City AM argues the UK, freed from the EU AI Act by Brexit, is still in the game - but faces its own catching-up to do on compute and energy supply. The UK's £1.1 billion AI Hardware Plan and Sovereign AI Unit investments announced at London Tech Week last week represent a start, but analysts note the EU's trajectory is a cautionary tale about what happens when regulatory instinct consistently outpaces innovation instinct.
AI Summit London's 10th anniversary at Tobacco Dock drew 5,000 delegates and 300 speakers last week, with Minister for AI Kanishka Narayan framing the UK's challenge as ensuring AI benefits are broadly distributed while remaining globally competitive. London Business School Professor Michael Jacobides told the Summit: "AI is a strategy and organisation problem, not a technology problem."
Our take: The EU vs UK framing is useful but the real risk for UK businesses is complacency. Regulatory flexibility is only an advantage if businesses use the space to build capability rather than wait for certainty. The London Tech Week commitments look substantial on paper, but sovereign AI ambitions require sustained capital, talent and political will across multiple parliaments. The window is real. The question is whether UK businesses are moving fast enough to use it.
Pokémon Go scan data linked to military drone navigation AI
Niantic Spatial - the company spun out from the Pokémon Go creator Niantic - has been quietly building a visual positioning system using millions of 3D environment scans contributed by Pokémon Go players over the past decade. The system allows robots and drones to navigate using visual landmarks rather than GPS, making them effective even when GPS signals are jammed or spoofed. Reports published this week revealed the technology has been linked to military drone contracts.
The Decoder noted there is no public evidence that specific Pokémon Go scans will be used in any particular contract, and that GPS-jamming vulnerabilities are already well documented from conflicts in Ukraine and Iran. Niantic Spatial has not confirmed specific military applications. What is confirmed is that the database of spatial scans exists, it was built from consumer gameplay data, and the positioning system derived from it has attracted defence interest.

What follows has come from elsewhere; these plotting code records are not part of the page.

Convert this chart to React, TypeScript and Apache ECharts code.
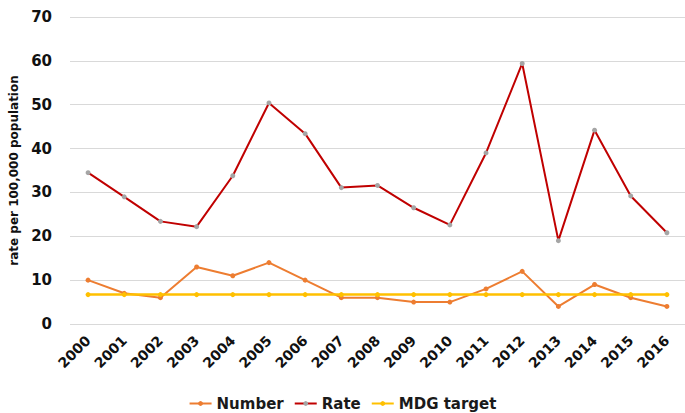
import React, { useEffect, useRef } from "react";
import * as echarts from "echarts";

const years = ["2000","2001","2002","2003","2004","2005","2006","2007","2008","2009","2010","2011","2012","2013","2014","2015","2016"];
const numberValues = [10, 7, 6, 13, 11, 14, 10, 6, 6, 5, 5, 8, 12, 4, 9, 6, 4];
const rateValues = [34.5, 29.0, 23.4, 22.2, 33.8, 50.4, 43.4, 31.1, 31.6, 26.5, 22.6, 39.0, 59.4, 19.0, 44.2, 29.2, 20.8];
const mdgValues = [6.7, 6.7, 6.7, 6.7, 6.7, 6.7, 6.7, 6.7, 6.7, 6.7, 6.7, 6.7, 6.7, 6.7, 6.7, 6.7, 6.7];

export default function App() {
  const ref = useRef<HTMLDivElement>(null);
  useEffect(() => {
    if (!ref.current) return;
    const chart = echarts.init(ref.current, null, { renderer: "svg" });
    const font = "'DejaVu Sans', sans-serif";
    chart.setOption({
      animation: false,
      textStyle: { fontFamily: font },
      grid: { left: 70, right: -2, top: 17, bottom: 89, containLabel: false },
      legend: {
        bottom: 2,
        left: "center",
        padding: 0,
        itemWidth: 22,
        itemHeight: 6,
        itemGap: 10,
        textStyle: { fontFamily: font, fontSize: 15, fontWeight: "bold", color: "#1a1a1a" },
        data: ["Number", "Rate", "MDG target"],
      },
      xAxis: {
        type: "category",
        data: years,
        boundaryGap: true,
        axisLine: { show: false },
        axisTick: { show: false },
        axisLabel: {
          rotate: 45,
          interval: 0,
          margin: 14,
          fontSize: 14,
          fontWeight: "bold",
          color: "#111",
          fontFamily: font,
        },
      },
      yAxis: {
        type: "value",
        min: 0,
        max: 70,
        interval: 10,
        name: "rate per 100,000 population",
        nameLocation: "middle",
        nameGap: 46,
        nameRotate: 90,
        nameTextStyle: { fontSize: 12, fontWeight: "bold", color: "#111", fontFamily: font },
        axisLabel: { fontSize: 15, fontWeight: "bold", color: "#111", margin: 18, fontFamily: font },
        splitLine: { lineStyle: { color: "#d9d9d9", width: 1 } },
        axisLine: { show: false },
        axisTick: { show: false },
      },
      series: [
        {
          name: "Number",
          type: "line",
          data: numberValues,
          symbol: "circle",
          symbolSize: 5,
          itemStyle: { color: "#ED7D31" },
          lineStyle: { color: "#ED7D31", width: 2 },
        },
        {
          name: "Rate",
          type: "line",
          data: rateValues,
          symbol: "circle",
          symbolSize: 5,
          itemStyle: { color: "#A5A5A5", borderWidth: 0 },
          lineStyle: { color: "#C00000", width: 2 },
        },
        {
          name: "MDG target",
          type: "line",
          data: mdgValues,
          symbol: "circle",
          symbolSize: 5,
          itemStyle: { color: "#FFC000" },
          lineStyle: { color: "#FFC000", width: 2.5 },
        },
      ],
    });
    return () => chart.dispose();
  }, []);
  return <div ref={ref} style={{ width: 685, height: 413, position: "absolute", left: 0, top: 0 }} />;
}
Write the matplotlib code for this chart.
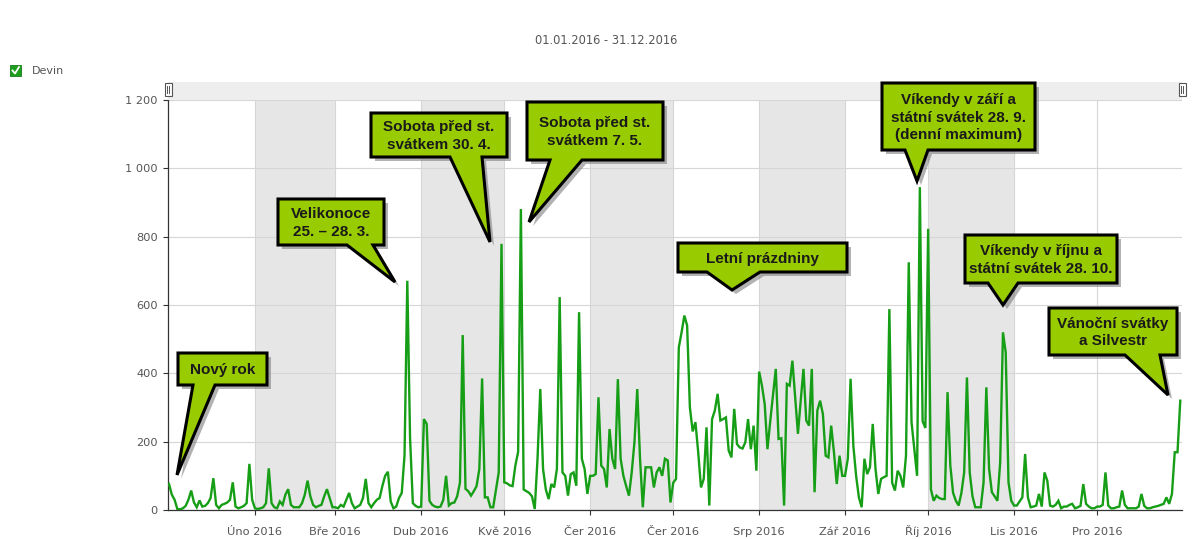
import numpy as np
import pandas as pd
import matplotlib
matplotlib.use('Agg')
import matplotlib.pyplot as plt
from matplotlib.patches import Polygon, Rectangle

# daily visitors 2016, one list per month
jan = [76, 45, 30, 3, 2, 5, 12, 30, 57, 22, 8, 28, 10, 12, 20, 35, 93, 15, 5, 15,
       18, 22, 30, 81, 10, 5, 8, 12, 20, 135, 30]
feb = [5, 3, 5, 8, 20, 122, 20, 8, 5, 25, 15, 45, 61, 15, 8, 8, 8, 20, 45, 86,
       40, 15, 8, 12, 15, 40, 61, 35, 8]
mar = [8, 5, 15, 10, 30, 50, 20, 5, 10, 15, 35, 91, 20, 8, 20, 30, 35, 70, 100, 112,
       25, 5, 10, 35, 50, 160, 671, 210, 20, 12, 8]
apr = [10, 266, 252, 27, 15, 10, 8, 10, 30, 100, 13, 20, 22, 40, 80, 512, 62, 55, 42, 55,
       70, 120, 385, 37, 37, 8, 8, 60, 110, 779]
may = [81, 78, 72, 70, 130, 170, 881, 60, 55, 50, 40, 3, 150, 354, 120, 60, 32, 76, 66, 120,
       623, 110, 100, 42, 105, 110, 71, 579, 150, 120, 47]
jun = [100, 100, 105, 330, 130, 120, 66, 237, 150, 120, 383, 150, 100, 70, 42, 110, 200, 354, 150, 8,
       125, 125, 125, 66, 110, 125, 100, 150, 145, 22]
jul = [80, 91, 476, 520, 569, 540, 300, 230, 257, 169, 66, 91, 242, 13, 266, 291, 340, 262, 266, 271,
       174, 154, 296, 193, 183, 180, 198, 266, 178, 247, 115]
aug = [405, 364, 310, 178, 260, 335, 413, 208, 210, 13, 369, 364, 437, 330, 223, 320, 413, 262, 247, 413,
       52, 291, 320, 281, 159, 154, 247, 169, 76, 159, 100]
sep = [100, 150, 384, 188, 100, 37, 8, 150, 105, 125, 252, 120, 47, 91, 96, 100, 588, 80, 57, 115,
       100, 66, 159, 725, 257, 178, 100, 945, 260, 240]
oct_ = [823, 60, 27, 42, 35, 32, 32, 345, 130, 50, 27, 13, 50, 110, 388, 110, 40, 8, 8, 8,
        81, 359, 120, 52, 40, 27, 140, 520, 461, 81, 27]
nov = [13, 13, 25, 37, 164, 37, 8, 10, 13, 47, 10, 110, 86, 13, 10, 15, 27, 5, 10, 10,
       15, 18, 5, 8, 12, 76, 18, 10, 5, 5]
dec = [10, 10, 15, 110, 13, 5, 5, 8, 10, 57, 15, 5, 5, 5, 5, 10, 47, 12, 5, 5,
       8, 10, 12, 15, 18, 37, 18, 47, 169, 169, 320]

month_labels = ['Úno 2016', 'Bře 2016', 'Dub 2016', 'Kvě 2016', 'Čer 2016', 'Čer 2016',
                'Srp 2016', 'Zář 2016', 'Říj 2016', 'Lis 2016', 'Pro 2016']
y_ticks = [0, 200, 400, 600, 800, 1000, 1200]
shaded_months = [2, 4, 6, 8, 10]

# text, box (x0, y0, x1, y1), pointer base (x0, x1), pointer tip -- figure pixels
callouts = [
    ('Nový rok', (178, 353, 267, 385), (193, 215), (177, 475)),
    ('Velikonoce\n25. – 28. 3.', (278, 199, 384, 245), (347, 373), (395, 282)),
    ('Sobota před st.\nsvátkem 30. 4.', (371, 113, 507, 157), (450, 482), (490, 242)),
    ('Sobota před st.\nsvátkem 7. 5.', (527, 102, 663, 160), (550, 582), (529, 222)),
    ('Letní prázdniny', (678, 243, 847, 272), (707, 760), (732, 290)),
    ('Víkendy v září a\nstátní svátek 28. 9.\n(denní maximum)', (882, 83, 1035, 150), (905, 928), (917, 181)),
    ('Víkendy v říjnu a\nstátní svátek 28. 10.', (965, 235, 1117, 283), (988, 1018), (1003, 305)),
    ('Vánoční svátky\na Silvestr', (1049, 308, 1177, 355), (1125, 1160), (1168, 395)),
]

values = jan + feb + mar + apr + may + jun + jul + aug + sep + oct_ + nov + dec
dates = pd.date_range('2016-01-01', '2016-12-31', freq='D')
df = pd.DataFrame({'date': dates, 'visits': values})

plt.rcParams['font.family'] = 'DejaVu Sans'

W, H = 1195, 539
fig = plt.figure(figsize=(W / 100, H / 100), dpi=100)
ax = fig.add_axes([168 / W, 29 / H, 1014 / W, 410 / H])

month_starts = pd.date_range('2016-01-01', '2017-01-01', freq='MS')
for m in shaded_months:
    ax.axvspan(month_starts[m - 1], month_starts[m], color='#e6e6e6', lw=0, zorder=0)

ax.plot(df['date'], df['visits'], color='#169e16', lw=1.7, zorder=3, solid_joinstyle='miter')

ax.set_xlim(dates[0] - pd.Timedelta(hours=9), dates[-1] + pd.Timedelta(hours=15))
ax.set_ylim(0, 1200)
ax.set_yticks(y_ticks)
ax.set_yticklabels([f'{v:,}'.replace(',', '\u00a0') for v in y_ticks])
ax.set_xticks(month_starts[1:12])
ax.set_xticklabels(month_labels, va='baseline')

ax.set_axisbelow(True)
ax.grid(True, color='#d6d6d6', lw=0.8)
ax.tick_params(axis='both', colors='#333333', labelcolor='#555555', labelsize=8.2,
               length=3.8, width=0.8, direction='out')
ax.tick_params(axis='x', pad=14.2)
for s in ['top', 'right']:
    ax.spines[s].set_visible(False)
for s in ['left', 'bottom']:
    ax.spines[s].set_color('#333333')
    ax.spines[s].set_linewidth(0.9)

# overlay in pixel coordinates for scrollbar, legend and callouts
ov = fig.add_axes([0, 0, 1, 1], zorder=5)
ov.set_xlim(0, W)
ov.set_ylim(H, 0)
ov.axis('off')
ov.patch.set_alpha(0)

ov.add_patch(Rectangle((168, 82), 1014, 18, facecolor='#eeeeee', edgecolor='none', zorder=1))
for hx in [165, 1179]:
    ov.add_patch(Rectangle((hx, 83), 7, 13, facecolor='white', edgecolor='#555555', lw=0.8, zorder=2))
    ov.plot([hx + 2.5, hx + 2.5], [86, 93], color='#555555', lw=0.7, zorder=2)
    ov.plot([hx + 4.5, hx + 4.5], [86, 93], color='#555555', lw=0.7, zorder=2)

fig.text(606 / W, 1 - 40 / H, '01.01.2016 - 31.12.2016', ha='center', va='center',
         color='#555555', fontsize=8.3)

ov.add_patch(Rectangle((10, 65), 11, 11, facecolor='#1e9e1e', edgecolor='#167a16', lw=0.6, zorder=2))
ov.plot([12.5, 15, 19], [70.5, 73.5, 67], color='white', lw=1.3, zorder=3)
ov.text(32, 71, 'Devin', color='#555555', fontsize=8, va='center', ha='left')

for text, (x0, y0, x1, y1), (bx0, bx1), (tx, ty) in callouts:
    pts = [(x0, y0), (x1, y0), (x1, y1), (bx1, y1), (tx, ty), (bx0, y1), (x0, y1)]
    shadow = [(px + 4, py + 4) for px, py in pts]
    ov.add_patch(Polygon(shadow, closed=True, facecolor='#808080', alpha=0.6,
                         edgecolor='none', zorder=6))
    ov.add_patch(Polygon(pts, closed=True, facecolor='#99cc00', edgecolor='black',
                         lw=2.2, joinstyle='miter', zorder=7))
    ov.text((x0 + x1) / 2, (y0 + y1) / 2 + 1, text, ha='center', va='center',
            fontsize=11, fontweight='bold', color='#1a1a1a', family='Liberation Sans',
            linespacing=1.3, zorder=8)

fig.savefig('out.png', dpi=100)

The episode raises a recurring question about consumer AI data: when users contribute data to a free product, they rarely understand the downstream uses that data might enable. Pokémon Go's terms of service do not explicitly prohibit military use of scan data.
Our take: UK businesses collecting spatial, behavioural or biometric data through consumer products should treat this story as a signal on data governance. The ICO's guidance on purpose limitation under UK GDPR is clear: data collected for one purpose cannot simply be repurposed for another, especially where the downstream use is materially different from what users would reasonably expect. If you are building any product that collects environmental scan data - from retail foot-traffic mapping to AR applications - your legal team needs to be thinking about this now, not when a contract surfaces.
Quick Hits
- At least 75 US AI data centre projects worth $130 billion were blocked or delayed in Q1 2026, according to a Data Center Watch report cited by NBC News.
- TSMC's CEO said chip supply is likely to remain tight for years because AI demand is still outpacing manufacturing capacity, supporting pricing power through at least 2027.
- AI Summit London's 10th anniversary drew 5,000 delegates and 300 speakers at Tobacco Dock, with the Minister for AI saying AI is "a strategy and organisation problem, not a technology problem."